“The Trees” at Playwrights Horizons (Photo: Chelcie Parry)
Agnes Borinsky’s The Trees rests on a ridiculous premise: After a night of heavy drinking, brother and sister David (Jess Barbagallo) and Sheila (Crystal A. Dickinson) wake up rooted to the ground outside their father’s house. People don’t turn into trees overnight, of course. But they do stagnate, equivocate, and refuse to evolve. These themes emerge as the driving force of this earnest and confounding play, a co-production of Playwrights Horizons and Page 73 Productions.
The audience learns little about the siblings’ backstory. Sheila lives in Seattle, and David has a partner, Jared (Sean Donovan), who promptly dumps him when he morphs into shrubbery. There is a grandmother (Danusia Trevino) who speaks only Polish and performs ancient rituals to ward off bad spirits. A developer played by Sam Breslin Wright starts hanging around, his personality both sneaky and benign, and he begins to suggest enclosing a mall around the human vegetation as a means of protection.
Even if the interpersonal details amount to little, the overarching ideas add up to a lot. Borinsky’s script feels overstuffed and thin at once, largely because she seems more interested in using her characters to address weighty subjects than actually treating them as people. I spent much of the play’s 100-minute running time trying to guess where the focus would settle—is this a treatise on environmentalism? A comment on the lack of community among millennials? A love letter to family, both chosen and blood-bound?—and largely coming up empty.
Tina Satter’s austere production doesn’t help matters. When the material already holds the viewer at arm’s length, you need to offer ways into the world of the play, not an even farther remove. Parker Lutz’s brutalist, columnar set design provides few visual referents, and Enver Chakartash’s costumes come across as quirky for their own sake. (I’d love to have the Mao-ish pantsuit that David wears at the top of the show, though!) Satter’s directorial choices foster an arch style among the performers that blunts what feel like sincere choices on Borinsky’s part.
The always striking Dickinson resists the urge to lean fully into the work’s unavoidable tweeness, and Max Gordon Moore is affecting as Saul, a rabbi who becomes convinced that David and Sheila’s transfiguration holds a religious significance. (Another theme underexplored.) But the production comes alive only in the final 15 minutes, when Marcia DeBonis arrives as Sheryl, a member of Saul’s congregation who makes her own pilgrimage to the park where the siblings are rooted.
Finally, Borinsky gives us a flesh-and-blood human being to hold onto, and DeBonis brings her customary large personality and subtle vulnerability to the assignment. I felt the glistening of tears welling as she described the events of her life that led her to become Bat Mitzvah in later life, which fully spilled over as Sheryl showed true compassion to every single person onstage. (The production features a large cast of 12, including the promising child actor Xander Fenyes.) If only the whole experience felt this immediate and genuine.

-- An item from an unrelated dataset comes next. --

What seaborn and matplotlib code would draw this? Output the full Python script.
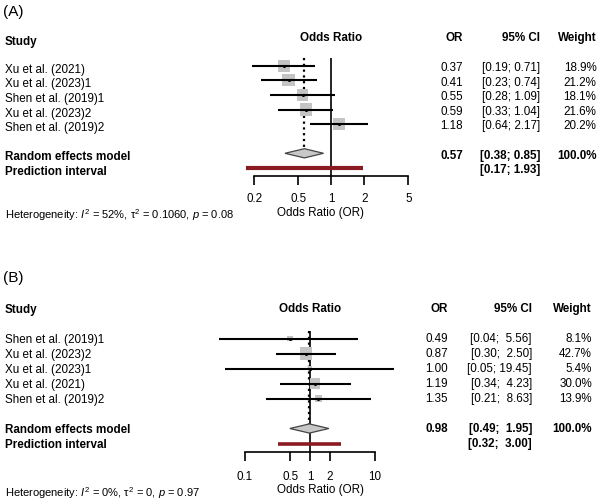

I anticipate that some people will leave The Trees with a highly personal connection to the material, while others will be left scratching their heads. I fell somewhere in the middle. In an program essay, Borinsky writes that “the life we look back on is rarely the life we thought we were building.” That’s a beautiful and true sentiment, appropriate for dramatic investigation, but here, it gets subsumed by too many concurrent ideas.